The Costa Rican government might agree. President Luis Guillermo Solís and many cabinet members have said that criminal human smuggling networks are the main beneficiaries of these waves of illegal immigration.
Papademetriou suggested that the reason why other countries along the supposed path have not seen the same migrant crises that Costa Rica and Panama have is because the migrants were never there. Instead, he suggested that some African migrants might have arrived directly to Panama from their port of origin instead of through Brazil or other South American countries.
Papademetriou said migrants might tell stories that exaggerate their journey in hopes of getting favorable treatment.
“We would all do the same thing if we were in their situation,” he said.
Regardless of how they reached Costa Rica, the government has tried to encourage some migrants to move into a temporary care facility. (The government has taken pains to emphasize that no shelters are being opened, an attempt to quash any hopes of repeating the months-long stay of 8,000 Cubans recently airlifted out of the country.)
The Solís administration tried last Thursday to start moving families and pregnant women to a care facility in Buenos Aires, Puntarenas with room for 120 people, but the migrants refused to go, according to Vice Minister of the Interior Muñoz.

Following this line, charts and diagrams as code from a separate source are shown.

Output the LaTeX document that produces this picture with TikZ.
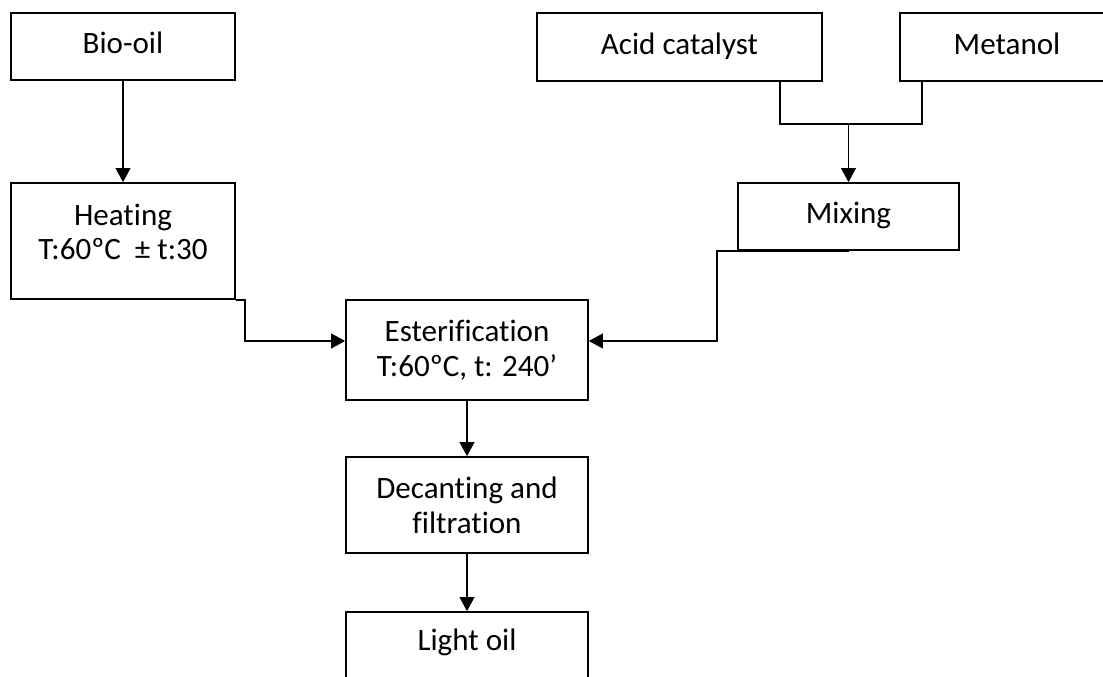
\documentclass[tikz,border=0pt]{standalone}
\usepackage{fontspec}
\setmainfont[Ligatures=NoCommon]{Carlito}
\usetikzlibrary{arrows.meta,positioning}

\begin{document}
\begin{tikzpicture}[x=0.75pt,y=-0.75pt,
    box/.style={draw, line width=1.2pt, minimum width=#1, inner sep=0pt},
    flow/.style={-{Triangle[length=10.5pt,width=11pt]}, line width=1.2pt},
    txt/.style={font=\fontsize{23.3}{26}\selectfont, align=center},
    oneline/.style={txt, text height=16pt, text depth=5pt}]
            \clip (0,0) rectangle (1103,677);
            % Input boxes
            \node[box=168pt, minimum height=50.25pt, oneline] (bio) at (123,46.5) {Bio-oil};
            \node[box=213.75pt, minimum height=51pt, oneline] (acid) at (679.5,47) {Acid catalyst};
            \node[box=160.5pt, minimum height=51pt, oneline] (metanol) at (1007,47) {Metanol};

            % Process boxes
            \node[box=168pt, minimum height=87pt] (heating) at (123,241) {};
            \node[txt] (heattxt) at (123,232) {Heating\\T:60ºC \ ± t:30};
            \node[box=165.75pt, minimum height=50.25pt, oneline] (mixing) at (848.5,216.5) {Mixing};
            \node[box=181.5pt, minimum height=75pt, txt] (ester) at (467,350) {Esterification\\T:60ºC, t: 240’};
            \node[box=181.5pt, minimum height=72pt, txt] (decant) at (467,505) {Decanting and\\filtration};
            \node[box=181.5pt, minimum height=72pt] (light) at (467,660) {};
            \node[oneline] (lighttxt) at (467,643) {Light oil};

            % Turning points
            \coordinate (merge1) at (780,124);
            \coordinate (merge2) at (922,124);
            \coordinate (mixin) at (848.5,124);
            \coordinate (hturn) at (245,341);
            \coordinate (mturn) at (717,341);

            % Connectors
            \draw[flow] (bio) -- (heating);
            \draw[line width=1.2pt] (acid.south -| merge1) -- (merge1) -- (merge2) -- (metanol.south -| merge2);
            \draw[flow] (mixin) -- (mixing);
            \draw[flow] (heating.south east) -| (hturn) -- (hturn -| ester.west);
            \draw[flow] (mixing.south) -| (mturn) -- (mturn -| ester.east);
            \draw[flow] (ester) -- (decant);
            \draw[flow] (decant) -- (light);
\end{tikzpicture}
\end{document}
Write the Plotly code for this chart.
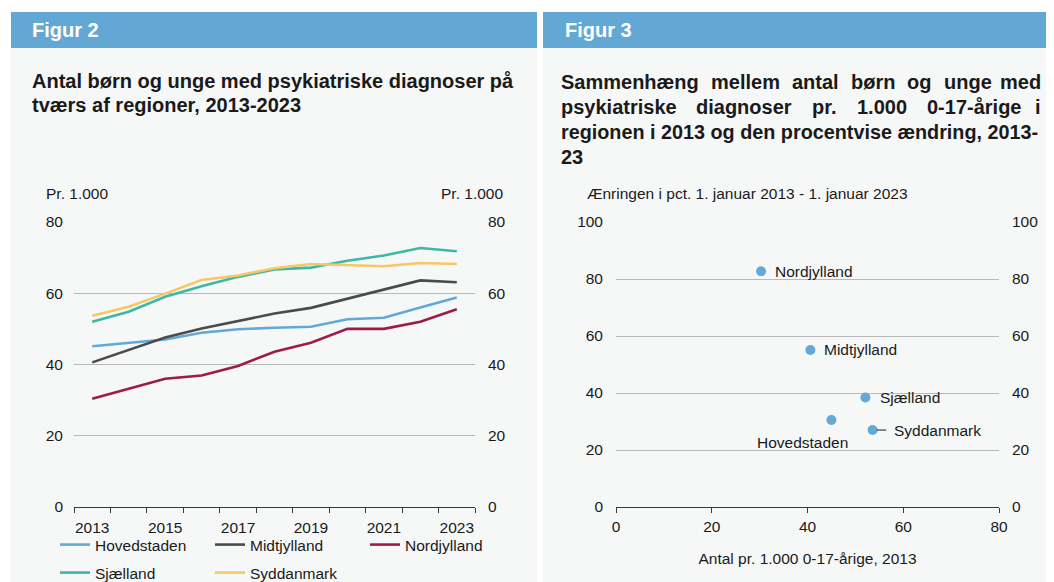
import plotly.graph_objects as go

# data
years = list(range(2013, 2024))
regions = ['Hovedstaden', 'Midtjylland', 'Nordjylland', 'Sjælland', 'Syddanmark']
hovedstaden = [45.1, 46.0, 47.0, 48.9, 49.9, 50.3, 50.6, 52.7, 53.1, 56.0, 58.8]
midtjylland = [40.6, 44.0, 47.6, 50.1, 52.3, 54.3, 55.9, 58.5, 60.9, 63.6, 63.1]
nordjylland = [30.4, 33.2, 36.0, 36.9, 39.6, 43.6, 46.1, 50.0, 50.0, 52.0, 55.5]
sjaelland = [52.0, 54.8, 59.0, 62.0, 64.6, 66.7, 67.2, 69.1, 70.6, 72.7, 71.8]
syddanmark = [53.7, 56.2, 59.9, 63.7, 65.0, 67.0, 68.2, 67.8, 67.6, 68.5, 68.2]

# figur 3: rate per 1.000 in 2013 and pct change 2013-2023
rate_2013 = [45.0, 40.6, 30.3, 52.1, 53.6]
pct_change = [30.5, 55.1, 82.7, 38.4, 27.0]

left_ticks = [0, 20, 40, 60, 80]
right_ticks = [0, 20, 40, 60, 80, 100]
x2_ticks = [0, 20, 40, 60, 80]

# the page body keeps its 8px margin; the figure starts there and runs to the window edge
OFF = 8
W, H = 1054 - OFF, 582 - OFF
FONT = 'Liberation Sans, Arial, sans-serif'
line_colors = ['#62a9d8', '#4b4b4d', '#9c1c48', '#3db8a5', '#f6c767']
header_blue = '#63a8d4'
panel_bg = '#f6f8f8'
grid = '#b9b9b9'
axis_line = '#3a3a3a'


# positions below are given in window pixels
def px(x):
    return (x - OFF) / W


def py(y):
    return 1 - (y - OFF) / H


fig = go.Figure()

series = [hovedstaden, midtjylland, nordjylland, sjaelland, syddanmark]
for i, (name, vals, col) in enumerate(zip(regions, series, line_colors)):
    fig.add_trace(go.Scatter(x=years, y=vals, name=name, mode='lines',
                             line=dict(color=col, width=2.6),
                             legend='legend' if i < 3 else 'legend2',
                             xaxis='x', yaxis='y'))

fig.add_trace(go.Scatter(x=rate_2013, y=pct_change, mode='markers', showlegend=False,
                         marker=dict(color='#62a9d8', size=10),
                         xaxis='x2', yaxis='y3'))

# empty traces so the right-hand mirror axes get drawn
fig.add_trace(go.Scatter(x=[], y=[], showlegend=False, xaxis='x', yaxis='y2'))
fig.add_trace(go.Scatter(x=[], y=[], showlegend=False, xaxis='x2', yaxis='y4'))

tickfont = dict(family=FONT, size=15.5, color='#1a1a1a')
ydom = [py(507), py(222)]
legfont = dict(family=FONT, size=15.5, color='#1a1a1a')

fig.update_layout(
    width=W, height=H,
    margin=dict(l=0, r=0, t=0, b=0, autoexpand=False),
    paper_bgcolor='white',
    plot_bgcolor='rgba(0,0,0,0)',
    font=dict(family=FONT, size=15.5, color='#1a1a1a'),
    xaxis=dict(domain=[px(74), px(475)], anchor='y', range=[2012.5, 2023.5],
               tickvals=years[::2], ticks='', showgrid=False, zeroline=False,
               showline=True, linecolor=axis_line, linewidth=1,
               tickfont=tickfont, ticklabelstandoff=6,
               minor=dict(tickvals=[y - 0.5 for y in years] + [2023.5],
                          ticks='outside', ticklen=5, tickcolor=axis_line,
                          showgrid=False)),
    yaxis=dict(domain=ydom, anchor='x', range=[0, 80], tickvals=left_ticks,
               showgrid=True, gridcolor=grid, gridwidth=1, zeroline=False,
               ticks='', tickfont=tickfont, ticklabelstandoff=10),
    yaxis2=dict(overlaying='y', side='right', anchor='x', range=[0, 80],
                tickvals=left_ticks, showgrid=False, zeroline=False, ticks='',
                tickfont=tickfont, ticklabelstandoff=12),
    xaxis2=dict(domain=[px(616), px(999)], anchor='y3', range=[0, 80],
                tickvals=x2_ticks, ticks='outside', ticklen=5, tickcolor=axis_line,
                showgrid=False, zeroline=False, showline=True,
                linecolor=axis_line, linewidth=1, tickfont=tickfont,
                title=dict(text='Antal pr. 1.000 0-17-årige, 2013',
                           font=dict(family=FONT, size=15.5, color='#1a1a1a'),
                           standoff=19)),
    yaxis3=dict(domain=ydom, anchor='x2', range=[0, 100], tickvals=right_ticks,
                showgrid=True, gridcolor=grid, gridwidth=1, zeroline=False,
                ticks='', tickfont=tickfont, ticklabelstandoff=12),
    yaxis4=dict(overlaying='y3', side='right', anchor='x2', range=[0, 100],
                tickvals=right_ticks, showgrid=False, zeroline=False, ticks='',
                tickfont=tickfont, ticklabelstandoff=12),
    legend=dict(orientation='h', x=px(55), y=py(528), xanchor='left', yanchor='top',
                entrywidth=110, entrywidthmode='pixels', traceorder='normal',
                bgcolor='rgba(0,0,0,0)', font=legfont, itemwidth=30),
    legend2=dict(orientation='h', x=px(55), y=py(556), xanchor='left', yanchor='top',
                 entrywidth=110, entrywidthmode='pixels', traceorder='normal',
                 bgcolor='rgba(0,0,0,0)', font=legfont, itemwidth=30),
)

# panels and header bars
shapes = []
for x0, x1 in [(11, 537), (543, 1054)]:
    shapes.append(dict(type='rect', xref='paper', yref='paper', x0=px(x0), x1=px(x1),
                       y0=py(582), y1=py(48), fillcolor=panel_bg, line_width=0, layer='below'))
    shapes.append(dict(type='rect', xref='paper', yref='paper', x0=px(x0), x1=px(x1),
                       y0=py(48), y1=py(12), fillcolor=header_blue, line_width=0, layer='below'))
fig.update_layout(shapes=shapes)


def note(text, x, y, size=15.5, bold=False, color='#1a1a1a', xanchor='left'):
    if bold:
        text = '<b>' + text + '</b>'
    fig.add_annotation(text=text, x=px(x), y=py(y), xref='paper', yref='paper',
                       xanchor=xanchor, yanchor='middle', showarrow=False,
                       font=dict(family=FONT, size=size, color=color))


note('Figur 2', 30, 30, size=20, bold=True, color='white')
note('Figur 3', 563, 30, size=20, bold=True, color='white')

note('Antal børn og unge med psykiatriske diagnoser på', 30, 81, size=20, bold=True)
note('tværs af regioner, 2013-2023', 30, 105, size=20, bold=True)

# justified title lines of figur 3, word by word (the last 8px of the window stay blank)
line1 = ['Sammenhæng', 'mellem', 'antal', 'børn', 'og', 'unge', 'med']
line1_x = [559, 709, 790, 849, 905, 942, 1043]
line2 = ['psykiatriske', 'diagnoser', 'pr.', '1.000', '0-17-årige', 'i']
line2_x = [559, 694, 810, 855, 925, 1043]
for words, xs, yy in [(line1, line1_x, 82), (line2, line2_x, 107)]:
    for i, (w, xx) in enumerate(zip(words, xs)):
        note(w, xx, yy, size=20, bold=True, xanchor='right' if i == len(words) - 1 else 'left')
note('regionen i 2013 og den procentvise ændring, 2013-', 559, 132, size=19.8, bold=True)
note('23', 559, 157, size=20, bold=True)

note('Pr. 1.000', 44, 193)
note('Pr. 1.000', 505, 193, xanchor='right')
note('Ænringen i pct. 1. januar 2013 - 1. januar 2023', 585, 193)

# point labels
label_pos = {'Hovedstaden': ('center', -29, 22, False),
             'Midtjylland': ('left', 12, 0, False),
             'Nordjylland': ('left', 12, 0, False),
             'Sjælland': ('left', 13, 0, False),
             'Syddanmark': ('left', 19, 0, True)}
for name, xv, yv in zip(regions, rate_2013, pct_change):
    anchor, dx, dy, leader = label_pos[name]
    fig.add_annotation(text=name, x=xv, y=yv, xref='x2', yref='y3',
                       xanchor=anchor, yanchor='middle', showarrow=False,
                       xshift=dx, yshift=-dy,
                       font=dict(family=FONT, size=15.5, color='#1a1a1a'))
    if leader:
        fig.add_annotation(text='', x=xv, y=yv, xref='x2', yref='y3', ax=15, ay=0,
                           showarrow=True, arrowhead=0, arrowwidth=1,
                           arrowcolor='#1a1a1a', standoff=4)

fig.write_html('out.html')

Muñoz said the Costa Rican government is obligated to make sure vulnerable groups have access to humane living conditions, but said it would not forcibly relocate them.
The pressure to find humane conditions for vulnerable migrants is mounting. Costa Rica’s rainy season has already gotten underway in the southern Pacific region, where Paso Canoas is located. Muñoz said the majority of the migrants were in hotels around Paso Canoas but that a group of roughly 100 was protesting and camped out by the immigration offices.
Others aren’t waiting for deportation. Thursday, the Public Security Ministry announced that it had detained four Costa Rican migrant smugglers late Wednesday evening outside Golfito, Puntarenas with a group of 18 Cubans and five Africans.